Ted Baker PLC
About the company
Ted Baker Plc engages in the design, wholesale, and retail of menswear, womenswear, and accessories under the Ted Baker name. The company operates through three segments: Retail, Wholesale, and Licensing. It offers a range of collections, including global, accessories, bedding, children’s wear, crockery, eyewear, footwear, fragrance and skin wear, gifting and stationary, jewellery, lingerie and sleepwear, luggage, neckwear, rugs, suiting, technical accessories, tiles, and watches. The company distributes its products through retail stores, concessions, independent retailers, and department stores, as well as through its e-commerce business. It operates 532 stores and 195 concessions comprising 195 in the United Kingdom; 113 in Europe; 127 in the United States and Canada; 88 in the Middle East, Africa, and Asia; and 9 in Australasia. Ted Baker Plc was founded in 1987 and is headquartered in London, the United Kingdom.
Overview
I would like to explore the potential on Ted Baker PLC. I have previously had some decent success trading this stock and although the company is currently going through some tough times, the underlying strong fundamentals are still holding strong and I certainly don’t think we should write this one off just yet.
Ted Baker saw its CEO and founder, Ray Kelvin step down in March 2019 based on allegations of misconduct. They reported a 26% fall in annual profits, just two weeks after the chief executive quit. The retailor said Brexit uncertainty, “competitive discounting” across the retail sector and the Great British weather were to blame as profits plunged to £50.9M in the 12 months ending 26 January, down from £68.8M a year earlier. Those issues damaged margins, which slumped to 58.3% (2018: 61.0%) more than offsetting the 4.4% rise in revenue to £617.4M (2018: £591.7M). Furthermore, House of Fraser’s collapse dented profits by £0.6M. Margins have remained under pressure at the start of the new financial year (from Jan 2019) too, with the company claiming that promotional activity has continued to rise, not just in the UK, but also abroad.

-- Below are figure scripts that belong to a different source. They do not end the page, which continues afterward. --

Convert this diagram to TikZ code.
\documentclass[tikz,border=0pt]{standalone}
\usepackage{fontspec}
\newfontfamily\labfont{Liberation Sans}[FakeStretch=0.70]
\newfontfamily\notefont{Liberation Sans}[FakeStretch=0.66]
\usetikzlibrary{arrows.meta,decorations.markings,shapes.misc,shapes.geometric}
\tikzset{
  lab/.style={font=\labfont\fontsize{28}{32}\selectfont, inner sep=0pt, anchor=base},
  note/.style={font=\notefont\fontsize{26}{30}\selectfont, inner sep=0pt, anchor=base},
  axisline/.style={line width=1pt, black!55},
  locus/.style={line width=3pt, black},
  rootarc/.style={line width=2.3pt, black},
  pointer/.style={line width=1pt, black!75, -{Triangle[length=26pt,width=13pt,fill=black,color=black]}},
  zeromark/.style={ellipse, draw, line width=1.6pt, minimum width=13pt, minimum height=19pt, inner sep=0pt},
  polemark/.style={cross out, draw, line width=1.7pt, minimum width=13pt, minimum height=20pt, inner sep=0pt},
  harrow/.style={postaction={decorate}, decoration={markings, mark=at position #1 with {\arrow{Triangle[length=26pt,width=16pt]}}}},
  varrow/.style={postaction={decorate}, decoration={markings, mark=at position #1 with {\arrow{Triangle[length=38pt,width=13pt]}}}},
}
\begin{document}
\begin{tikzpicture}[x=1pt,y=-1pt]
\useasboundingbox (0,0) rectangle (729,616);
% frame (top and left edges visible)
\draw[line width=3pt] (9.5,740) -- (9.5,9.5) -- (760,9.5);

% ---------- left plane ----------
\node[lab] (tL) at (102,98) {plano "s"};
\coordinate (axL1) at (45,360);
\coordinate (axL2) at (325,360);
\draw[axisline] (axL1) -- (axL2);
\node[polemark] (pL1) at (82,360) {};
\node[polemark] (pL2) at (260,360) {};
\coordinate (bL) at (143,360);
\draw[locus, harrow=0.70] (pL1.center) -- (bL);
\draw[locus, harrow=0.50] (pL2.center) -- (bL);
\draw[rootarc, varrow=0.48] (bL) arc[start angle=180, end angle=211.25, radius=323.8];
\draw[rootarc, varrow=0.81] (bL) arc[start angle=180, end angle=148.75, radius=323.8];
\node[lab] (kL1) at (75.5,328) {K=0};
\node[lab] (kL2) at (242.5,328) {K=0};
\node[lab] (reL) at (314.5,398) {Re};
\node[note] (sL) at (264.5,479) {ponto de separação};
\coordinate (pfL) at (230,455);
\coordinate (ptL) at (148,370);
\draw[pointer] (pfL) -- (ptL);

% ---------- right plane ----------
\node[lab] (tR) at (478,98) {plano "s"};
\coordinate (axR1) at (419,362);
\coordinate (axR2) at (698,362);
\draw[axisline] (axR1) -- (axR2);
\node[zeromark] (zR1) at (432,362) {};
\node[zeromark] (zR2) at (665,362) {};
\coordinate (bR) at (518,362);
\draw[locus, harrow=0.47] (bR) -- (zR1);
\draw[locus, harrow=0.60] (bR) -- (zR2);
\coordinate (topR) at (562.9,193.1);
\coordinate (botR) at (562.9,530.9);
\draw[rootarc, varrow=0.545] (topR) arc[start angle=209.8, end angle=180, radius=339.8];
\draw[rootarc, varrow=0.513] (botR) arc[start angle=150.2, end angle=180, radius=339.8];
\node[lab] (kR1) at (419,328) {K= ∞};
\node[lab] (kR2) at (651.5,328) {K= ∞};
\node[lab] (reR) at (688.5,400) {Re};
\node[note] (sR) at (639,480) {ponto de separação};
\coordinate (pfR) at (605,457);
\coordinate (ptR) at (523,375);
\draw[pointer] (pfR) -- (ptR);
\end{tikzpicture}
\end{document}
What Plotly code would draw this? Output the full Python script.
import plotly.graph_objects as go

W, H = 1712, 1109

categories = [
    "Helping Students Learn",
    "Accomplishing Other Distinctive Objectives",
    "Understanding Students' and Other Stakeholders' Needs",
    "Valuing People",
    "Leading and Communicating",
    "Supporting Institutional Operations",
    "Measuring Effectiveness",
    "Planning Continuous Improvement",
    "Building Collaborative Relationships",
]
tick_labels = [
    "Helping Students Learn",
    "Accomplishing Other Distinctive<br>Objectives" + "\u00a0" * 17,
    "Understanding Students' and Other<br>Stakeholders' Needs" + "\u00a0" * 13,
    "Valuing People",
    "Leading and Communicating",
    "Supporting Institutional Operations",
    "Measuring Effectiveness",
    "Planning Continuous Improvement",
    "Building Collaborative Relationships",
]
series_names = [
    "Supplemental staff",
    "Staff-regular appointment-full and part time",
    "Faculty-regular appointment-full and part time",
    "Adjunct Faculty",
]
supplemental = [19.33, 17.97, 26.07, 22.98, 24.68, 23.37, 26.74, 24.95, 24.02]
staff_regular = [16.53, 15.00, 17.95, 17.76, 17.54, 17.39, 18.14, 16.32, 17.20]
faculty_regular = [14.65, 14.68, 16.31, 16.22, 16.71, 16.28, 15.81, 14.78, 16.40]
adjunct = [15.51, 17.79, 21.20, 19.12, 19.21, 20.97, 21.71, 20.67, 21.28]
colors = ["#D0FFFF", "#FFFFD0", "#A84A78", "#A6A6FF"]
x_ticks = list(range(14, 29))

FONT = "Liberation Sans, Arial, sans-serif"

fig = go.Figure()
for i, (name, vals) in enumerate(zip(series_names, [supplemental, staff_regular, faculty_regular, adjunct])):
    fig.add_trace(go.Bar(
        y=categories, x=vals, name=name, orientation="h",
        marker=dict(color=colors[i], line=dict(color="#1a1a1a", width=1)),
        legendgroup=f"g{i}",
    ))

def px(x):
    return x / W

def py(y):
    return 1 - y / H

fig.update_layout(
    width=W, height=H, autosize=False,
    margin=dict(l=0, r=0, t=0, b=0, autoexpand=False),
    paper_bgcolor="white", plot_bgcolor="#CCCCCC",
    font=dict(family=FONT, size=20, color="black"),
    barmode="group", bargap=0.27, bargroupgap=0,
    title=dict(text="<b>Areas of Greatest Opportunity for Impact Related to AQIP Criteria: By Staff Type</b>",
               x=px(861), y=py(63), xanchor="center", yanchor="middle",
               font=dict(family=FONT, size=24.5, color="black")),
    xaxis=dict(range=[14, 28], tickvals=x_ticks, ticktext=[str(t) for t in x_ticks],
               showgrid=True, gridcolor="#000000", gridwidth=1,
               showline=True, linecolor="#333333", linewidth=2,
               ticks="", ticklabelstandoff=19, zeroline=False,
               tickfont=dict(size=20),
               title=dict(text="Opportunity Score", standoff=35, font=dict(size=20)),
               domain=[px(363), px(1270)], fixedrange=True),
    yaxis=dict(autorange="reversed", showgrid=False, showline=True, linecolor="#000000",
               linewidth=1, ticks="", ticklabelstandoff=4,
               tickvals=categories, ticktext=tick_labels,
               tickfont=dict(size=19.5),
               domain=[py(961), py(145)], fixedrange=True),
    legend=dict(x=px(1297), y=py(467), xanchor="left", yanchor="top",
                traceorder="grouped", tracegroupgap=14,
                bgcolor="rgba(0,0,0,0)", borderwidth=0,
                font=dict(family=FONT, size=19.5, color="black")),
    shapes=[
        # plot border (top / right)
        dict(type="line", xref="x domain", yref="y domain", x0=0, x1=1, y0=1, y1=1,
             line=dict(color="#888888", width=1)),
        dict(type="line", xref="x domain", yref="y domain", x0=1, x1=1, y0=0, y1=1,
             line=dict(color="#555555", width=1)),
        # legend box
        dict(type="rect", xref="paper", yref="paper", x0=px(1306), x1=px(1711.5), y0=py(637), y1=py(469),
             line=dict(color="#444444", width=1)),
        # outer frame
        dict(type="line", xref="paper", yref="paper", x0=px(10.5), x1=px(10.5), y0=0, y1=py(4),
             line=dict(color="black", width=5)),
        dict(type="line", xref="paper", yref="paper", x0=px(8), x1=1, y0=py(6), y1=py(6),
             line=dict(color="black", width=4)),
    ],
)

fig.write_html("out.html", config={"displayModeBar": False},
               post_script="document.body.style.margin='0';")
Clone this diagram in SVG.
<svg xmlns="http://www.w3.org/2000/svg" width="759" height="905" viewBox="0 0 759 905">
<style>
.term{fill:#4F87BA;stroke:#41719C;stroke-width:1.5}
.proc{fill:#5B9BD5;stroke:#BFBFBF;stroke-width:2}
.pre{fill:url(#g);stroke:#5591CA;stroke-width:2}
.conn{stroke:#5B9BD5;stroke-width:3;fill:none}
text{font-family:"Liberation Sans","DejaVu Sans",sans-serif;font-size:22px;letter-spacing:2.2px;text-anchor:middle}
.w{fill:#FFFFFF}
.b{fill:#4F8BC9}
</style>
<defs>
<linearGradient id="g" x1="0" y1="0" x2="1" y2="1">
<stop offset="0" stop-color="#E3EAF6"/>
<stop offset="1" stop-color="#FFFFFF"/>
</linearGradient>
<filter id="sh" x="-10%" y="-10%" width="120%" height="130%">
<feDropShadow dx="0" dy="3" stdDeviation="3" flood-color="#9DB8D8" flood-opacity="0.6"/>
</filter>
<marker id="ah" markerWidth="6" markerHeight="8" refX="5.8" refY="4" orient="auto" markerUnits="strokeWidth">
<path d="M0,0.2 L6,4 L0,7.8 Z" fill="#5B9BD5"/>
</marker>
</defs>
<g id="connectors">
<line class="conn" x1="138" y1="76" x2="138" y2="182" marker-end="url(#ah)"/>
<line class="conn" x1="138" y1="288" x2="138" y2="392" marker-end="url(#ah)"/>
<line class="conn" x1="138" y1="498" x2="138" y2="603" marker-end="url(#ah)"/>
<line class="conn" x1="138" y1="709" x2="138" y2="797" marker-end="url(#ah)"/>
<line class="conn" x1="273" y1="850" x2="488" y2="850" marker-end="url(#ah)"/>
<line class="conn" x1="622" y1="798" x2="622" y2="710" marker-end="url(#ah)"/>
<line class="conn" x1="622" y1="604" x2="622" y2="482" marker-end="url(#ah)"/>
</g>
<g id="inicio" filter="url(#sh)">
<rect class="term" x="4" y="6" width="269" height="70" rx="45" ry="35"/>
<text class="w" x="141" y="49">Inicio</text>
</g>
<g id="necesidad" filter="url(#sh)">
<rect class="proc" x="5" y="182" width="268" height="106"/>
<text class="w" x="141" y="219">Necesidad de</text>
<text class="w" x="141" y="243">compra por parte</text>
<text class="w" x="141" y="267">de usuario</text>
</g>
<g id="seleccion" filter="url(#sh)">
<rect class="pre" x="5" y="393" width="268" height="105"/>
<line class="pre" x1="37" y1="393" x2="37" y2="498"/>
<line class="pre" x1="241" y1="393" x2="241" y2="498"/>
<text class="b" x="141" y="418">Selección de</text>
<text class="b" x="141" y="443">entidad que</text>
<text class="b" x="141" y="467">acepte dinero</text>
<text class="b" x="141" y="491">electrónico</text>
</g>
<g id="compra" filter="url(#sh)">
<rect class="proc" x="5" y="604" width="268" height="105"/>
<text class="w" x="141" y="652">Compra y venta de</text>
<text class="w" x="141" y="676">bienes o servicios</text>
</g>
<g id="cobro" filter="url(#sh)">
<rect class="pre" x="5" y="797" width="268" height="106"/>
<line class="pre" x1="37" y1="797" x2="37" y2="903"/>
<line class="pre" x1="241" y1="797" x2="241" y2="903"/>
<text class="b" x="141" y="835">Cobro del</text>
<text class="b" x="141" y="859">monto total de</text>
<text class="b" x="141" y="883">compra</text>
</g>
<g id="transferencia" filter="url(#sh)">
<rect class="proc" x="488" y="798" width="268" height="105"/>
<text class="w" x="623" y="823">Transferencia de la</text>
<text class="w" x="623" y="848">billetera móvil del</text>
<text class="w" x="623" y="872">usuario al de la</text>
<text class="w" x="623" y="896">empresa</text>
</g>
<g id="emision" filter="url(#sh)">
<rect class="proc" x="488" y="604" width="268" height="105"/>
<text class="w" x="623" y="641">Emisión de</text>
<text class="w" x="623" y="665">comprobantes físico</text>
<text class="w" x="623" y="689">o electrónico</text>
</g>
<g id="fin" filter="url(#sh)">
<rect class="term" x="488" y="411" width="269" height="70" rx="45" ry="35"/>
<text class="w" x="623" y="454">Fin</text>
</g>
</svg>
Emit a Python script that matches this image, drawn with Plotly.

That being said and considering the tough start to the year, if we look at Ted Baker’s intrinsic value, we can see its share price is below the future cash flow value, demonstrating the potential for the price to rise. As the chart below suggests, Ted’s Balance Sheet and Cash Flow Statement shows year on year growth with its Income Statement taking a slight hit after a difficult year.
Source: SIMPLYWALLST
Source: IG
Currently, Ted Baker’s debt is well covered by their operating cash flow (45.7%, greater than 20% of total debt). In addition to this, their interest payments on debt are well covered by their earnings as demonstrated below. In terms of returns from investment, Ted Baker has invested its equity funds well leading to a 22% return on equity which is above the sensible minimum of 20%. Furthermore, its return on assets of 12% exceeds the GB Luxury industry of 8.1%, indicating Ted Baker has used its assets more efficiently than the industry average. Ted Baker’s track record can be a valuable insight into its earnings performance, but it certainly doesn’t tell the whole story. While Ted Baker has a good historical track record with positive growth and profitability, there’s no certainty that this will continue into the future.
Source: SIMPLYWALLST
Looking at the technicals, Ted Baker PLC is sitting a zone around the £15 mark which has which has previously held as a support level. This is after the sell-off from the CEO’s departure and fall in profits. I think price may continue to sell off temporarily with the uncertainty in the current market, but both the RSI & Stochastics are sitting low and technically an upwards move looks very possible back to the £20 mark for an approximate 30% upwards move.
Source: IG
The board, led by acting current chief executive Lindsay Page, claims that Ted Baker has continued to grow across each of the brand’s distribution channels despite difficult trading conditions across a number of the group’s global markets. In my opinion, this resilient sales performance reflects the strength of the brand and the quality of their collections. With a no-deal Brexit looking less and less likely, a technical set-up forming and strong fundamentals backing Ted Baker PLC I think its fortune could be changing. A hold for the moment but I’m expecting a strong recovery so something to perhaps keep an eye on in the coming months.